KONTAN.CO.ID - JAKARTA. Emiten petrokimia PT Lotte Chemical Titan Tbk (FPNI) memasang target pertumbuhan yang realistis tahun ini. Manajemen emiten tersebut melihat fluktuasi harga bahan baku etilena yang berasal dari crude oil masih menekan margin keuntungan.
Calvin Wiryapranata, Direktur Keuangan FPNI mengaku agak kesulitan memprediksi pasar saat ini, apalagi margin spread yang di awal tahun tidak seperti tahun lalu. Margin spread adalah selisih harga jual dengan biaya bahan baku utama.
Tahun 2018, Lotte Chemical tertolong dengan margin spread sebesar US$ 221 per ton, naik 37% year on year (yoy). Alhasil, meski pendapatan bersih 2018 perusahaan ini hanya tumbuh 0,1% yoy menjadi US$ 433,9 juta, perusahaan menggenggam laba bersih senilai US$ 6,1 juta. Angka ini tumbuh 451% ketimbang periode sama tahun lalu, yang merugi US$ 1,7 juta. "Harga jual tahun lalu bisa naik 15% dibandingkan tahun sebelumnya," kata Calvin, (24/5).
Hanya, manajemen perusahaan ini tidak merinci harga jual saat ini. Yang terang, di tengah gejolak harga bahan baku, FPNI berusaha mengontrol komponen produksi agar biaya pemeliharaan lebih efisien dan operasional semakin efektif. "Untuk itu, target growth kami tak muluk-muluk, dari segi volume penjualan dan produksi naik 10% tahun ini," kata Calvin.
Pada tahun lalu, volume penjualan FPNI mencapai 306.000 ton.
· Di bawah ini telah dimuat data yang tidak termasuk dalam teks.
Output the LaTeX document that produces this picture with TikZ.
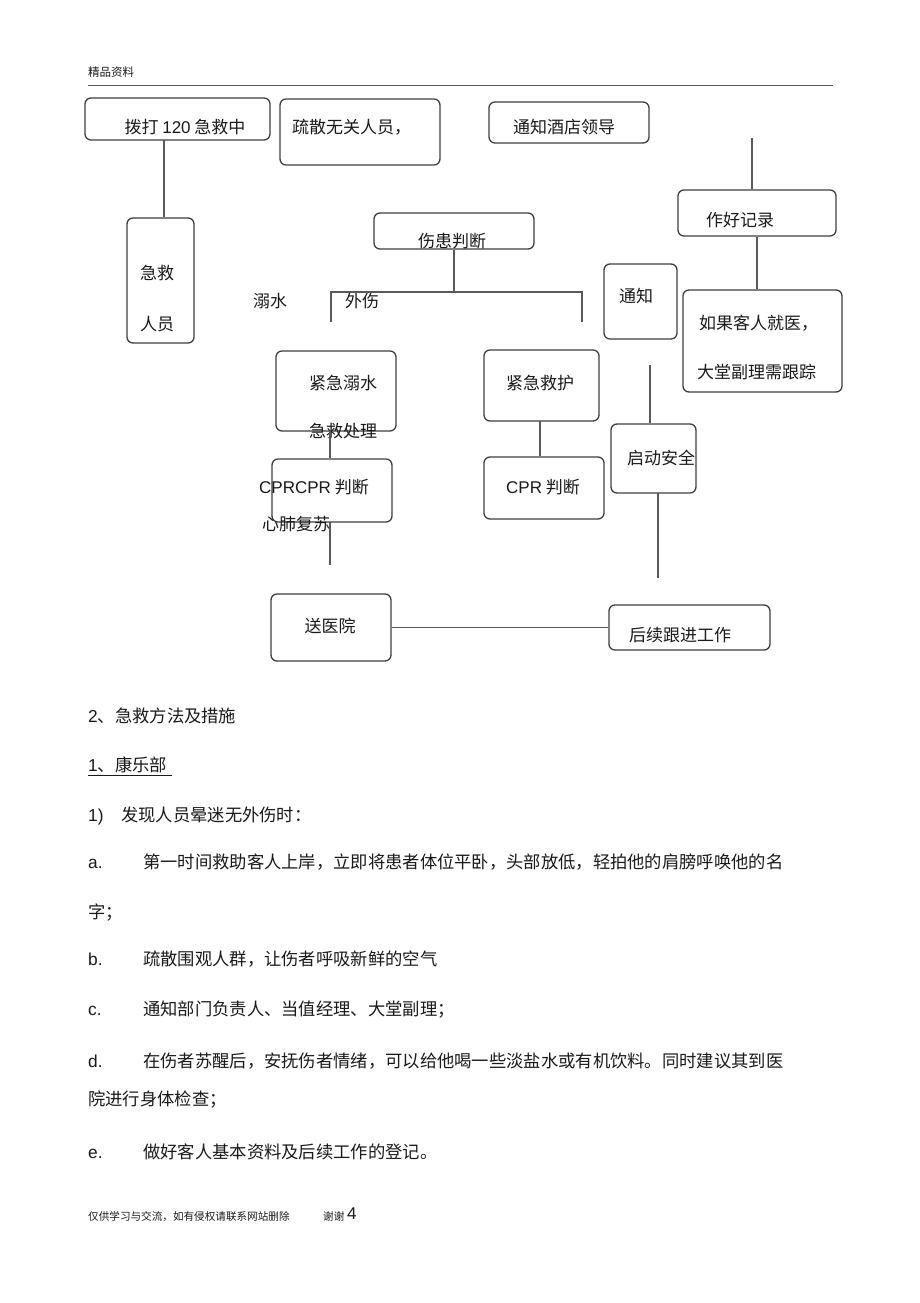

Selama delapan tahun terakhir, perusahaan ini bisa menjaga produksi polietilena di atas 300.000 ton.
Untuk menjaga pertumbuhan kinerja tetap positif, Lotte Chemical menyiapkan belanja modal senilai US$ 5 juta yang berasal dari dana internal. Kebutuhan dana tersebut untuk merevitalisasi beberapa mesin dan upgrading software system manufacturing perusahaan.
Per kuartal I-2019, FPNI belum mencatatkan pertumbuhan yang signifikan akibat tertekan harga minyak dunia yang melambung. Penjualan di kuartal I-2019 tercatat sebanyak US$ 92,69 juta atau turun 9% dibandingkan periode yang sama tahun lalu yang sebesar US$ 101,89 juta. Beban pokok penjualan juga ikut turun 9% menjadi US$ 90,18 juta di triwulan pertama tahun ini.
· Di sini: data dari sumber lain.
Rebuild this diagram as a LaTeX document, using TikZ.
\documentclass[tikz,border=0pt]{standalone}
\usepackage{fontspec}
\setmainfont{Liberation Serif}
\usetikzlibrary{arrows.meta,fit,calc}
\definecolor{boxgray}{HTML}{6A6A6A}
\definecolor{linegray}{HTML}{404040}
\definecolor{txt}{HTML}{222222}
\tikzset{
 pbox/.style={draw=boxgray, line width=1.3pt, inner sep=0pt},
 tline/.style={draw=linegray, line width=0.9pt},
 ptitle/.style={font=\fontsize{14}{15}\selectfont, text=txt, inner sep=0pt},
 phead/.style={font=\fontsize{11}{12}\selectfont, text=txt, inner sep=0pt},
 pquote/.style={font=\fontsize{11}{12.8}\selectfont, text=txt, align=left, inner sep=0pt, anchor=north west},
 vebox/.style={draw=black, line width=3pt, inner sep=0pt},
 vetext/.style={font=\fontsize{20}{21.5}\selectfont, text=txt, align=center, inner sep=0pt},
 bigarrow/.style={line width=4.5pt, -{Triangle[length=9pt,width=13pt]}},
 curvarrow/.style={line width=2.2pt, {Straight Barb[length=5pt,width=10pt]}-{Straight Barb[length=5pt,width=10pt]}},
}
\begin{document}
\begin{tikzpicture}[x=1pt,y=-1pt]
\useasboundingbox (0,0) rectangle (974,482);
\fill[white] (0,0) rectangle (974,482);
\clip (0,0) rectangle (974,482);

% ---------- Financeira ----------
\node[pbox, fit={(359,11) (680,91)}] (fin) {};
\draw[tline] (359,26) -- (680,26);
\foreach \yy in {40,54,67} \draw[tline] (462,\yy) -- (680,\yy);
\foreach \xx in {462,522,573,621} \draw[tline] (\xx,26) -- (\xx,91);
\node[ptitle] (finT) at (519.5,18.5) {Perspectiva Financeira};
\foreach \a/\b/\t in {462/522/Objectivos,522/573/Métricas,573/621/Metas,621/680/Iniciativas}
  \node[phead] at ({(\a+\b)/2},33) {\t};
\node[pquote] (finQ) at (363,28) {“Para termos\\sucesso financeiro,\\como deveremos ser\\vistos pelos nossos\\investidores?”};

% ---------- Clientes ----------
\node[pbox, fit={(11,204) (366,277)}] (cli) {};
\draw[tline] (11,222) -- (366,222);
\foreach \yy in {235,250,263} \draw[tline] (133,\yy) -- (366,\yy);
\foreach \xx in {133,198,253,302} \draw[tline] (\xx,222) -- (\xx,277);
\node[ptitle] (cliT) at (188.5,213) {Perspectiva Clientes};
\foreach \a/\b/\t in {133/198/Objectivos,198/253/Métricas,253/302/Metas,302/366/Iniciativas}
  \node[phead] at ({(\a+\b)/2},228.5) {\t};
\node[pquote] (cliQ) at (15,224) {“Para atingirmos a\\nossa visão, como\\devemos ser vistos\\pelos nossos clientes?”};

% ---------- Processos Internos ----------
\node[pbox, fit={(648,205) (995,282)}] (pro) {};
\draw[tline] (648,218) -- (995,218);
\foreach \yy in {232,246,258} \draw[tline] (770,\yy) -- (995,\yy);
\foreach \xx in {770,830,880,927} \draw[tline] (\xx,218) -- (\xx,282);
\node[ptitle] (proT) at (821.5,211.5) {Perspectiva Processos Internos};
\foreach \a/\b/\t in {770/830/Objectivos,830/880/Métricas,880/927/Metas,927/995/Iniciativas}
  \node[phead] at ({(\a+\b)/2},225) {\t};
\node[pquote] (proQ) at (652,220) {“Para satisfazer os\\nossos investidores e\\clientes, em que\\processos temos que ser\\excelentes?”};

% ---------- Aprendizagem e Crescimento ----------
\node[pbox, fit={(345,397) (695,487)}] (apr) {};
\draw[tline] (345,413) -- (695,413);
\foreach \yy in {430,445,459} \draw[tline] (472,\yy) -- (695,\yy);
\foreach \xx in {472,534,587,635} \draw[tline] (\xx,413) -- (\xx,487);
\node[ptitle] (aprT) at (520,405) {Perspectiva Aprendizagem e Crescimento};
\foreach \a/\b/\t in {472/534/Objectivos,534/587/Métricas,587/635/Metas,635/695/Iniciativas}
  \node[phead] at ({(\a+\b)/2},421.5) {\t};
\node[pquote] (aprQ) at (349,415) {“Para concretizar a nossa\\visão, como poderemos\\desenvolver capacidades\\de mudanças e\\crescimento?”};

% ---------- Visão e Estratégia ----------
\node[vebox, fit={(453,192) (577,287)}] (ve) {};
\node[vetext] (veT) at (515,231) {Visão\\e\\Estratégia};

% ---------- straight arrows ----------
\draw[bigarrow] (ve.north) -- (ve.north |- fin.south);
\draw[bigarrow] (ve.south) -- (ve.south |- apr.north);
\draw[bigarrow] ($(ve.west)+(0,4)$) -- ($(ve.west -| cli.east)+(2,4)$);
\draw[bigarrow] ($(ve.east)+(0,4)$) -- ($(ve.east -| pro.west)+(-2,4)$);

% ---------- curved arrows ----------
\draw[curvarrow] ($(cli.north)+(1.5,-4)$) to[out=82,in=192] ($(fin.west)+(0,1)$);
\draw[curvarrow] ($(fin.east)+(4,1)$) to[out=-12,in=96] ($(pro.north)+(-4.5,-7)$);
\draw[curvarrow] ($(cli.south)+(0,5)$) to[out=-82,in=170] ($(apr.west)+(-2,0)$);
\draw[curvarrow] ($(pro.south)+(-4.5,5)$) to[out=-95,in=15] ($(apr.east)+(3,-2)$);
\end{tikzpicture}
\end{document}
Adapun laba kotor di tiga bulan pertama tahun ini menyusut 6,7%, dari US$ 2,68 juta di kuartal I-2018 menjadi US$ 2,5 juta di kuartal I-2019. Di sisi lain, beban penjualan bengkak hingga 41% yoy menjadi US$ 1,5 juta di kuartal I-2019. Dengan menyusutnya laba kotor dan laba usaha serta pengurangan beberapa pos lainnya mempengaruhi bottom line perusahaan.
Alhasil, laba bersih kuartal pertama tahun ini tergerus 74,5% menjadi US$ 65.000. Padahal pada periode yang sama tahun lalu, pencapaiannya sebesar US$ 255.000.